« NUTS ! » : une semaine de relations sino-américaines
FRANÇOIS YVES DAMON
Au rebours de l’Europe déconstructionniste et repentante, la République populaire de Chine s’appuie sur un socle mémoriel intangible : 勿忘国耻 强我国防 (Wu wang guo zhi, qian wo guofang : N’oubliez jamais l’humiliation nationale, renforçons notre défense nationale[1]) et est d’une extrême susceptibilité vis-à-vis du principe « Une seule Chine ».
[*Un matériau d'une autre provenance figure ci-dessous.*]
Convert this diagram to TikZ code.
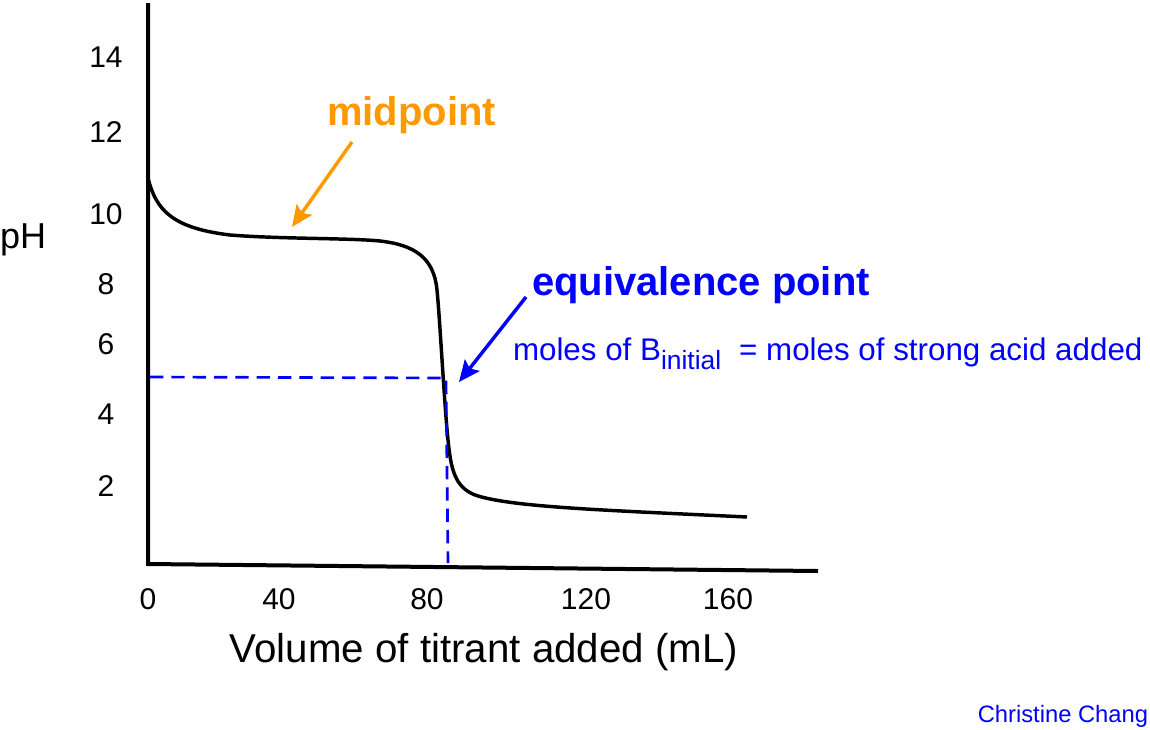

Une règle non écrite prescrit d’ailleurs aux compagnies occidentales opérant en Chine d’éviter d’évoquer les trois T (Taiwan, Tibet et Tiananmen) – il convient d’y ajouter désormais Hong Kong –, la Chine leur faisant payer cher tout manquement à cette règle : « Evitez le nid de frelons, vous pourrez faire du business en Chine, ramasser le jackpot, et tout ira bien ». Le 5 octobre 2019, un tweet « Fight for freedom, stand with Hong Kong. », de Daryl Morey, le manager de l’équipe de basket de Houston, les Rockets, a réveillé les frelons.
La NBA en Chine
La popularité de ce sport n’a cessé de croître en Chine depuis que le Shanghaïen Yao Ming, a joué en 2010-2011, dans l’équipe des Rockets : 300 millions de Chinois le pratiquent et 500 millions suivent les matchs de la NBA programmés par Tencent[2]. Valorisée à 2 milliards de dollars lors de sa création en 2008, la filiale NBA-China atteint aujourd’hui 4 milliards. David Stern, le président de la ligue à l’origine de cette création n’avait pas à l’époque caché son tracas : “Croyez-moi, la situation chinoise m’ennuie mais, au bout du compte, j’ai une responsabilité vis à vis de mes propriétaires, celle de gagner de l’argent (to make money), et je ne dois jamais l’oublier quels que soient mes sentiments personnels.”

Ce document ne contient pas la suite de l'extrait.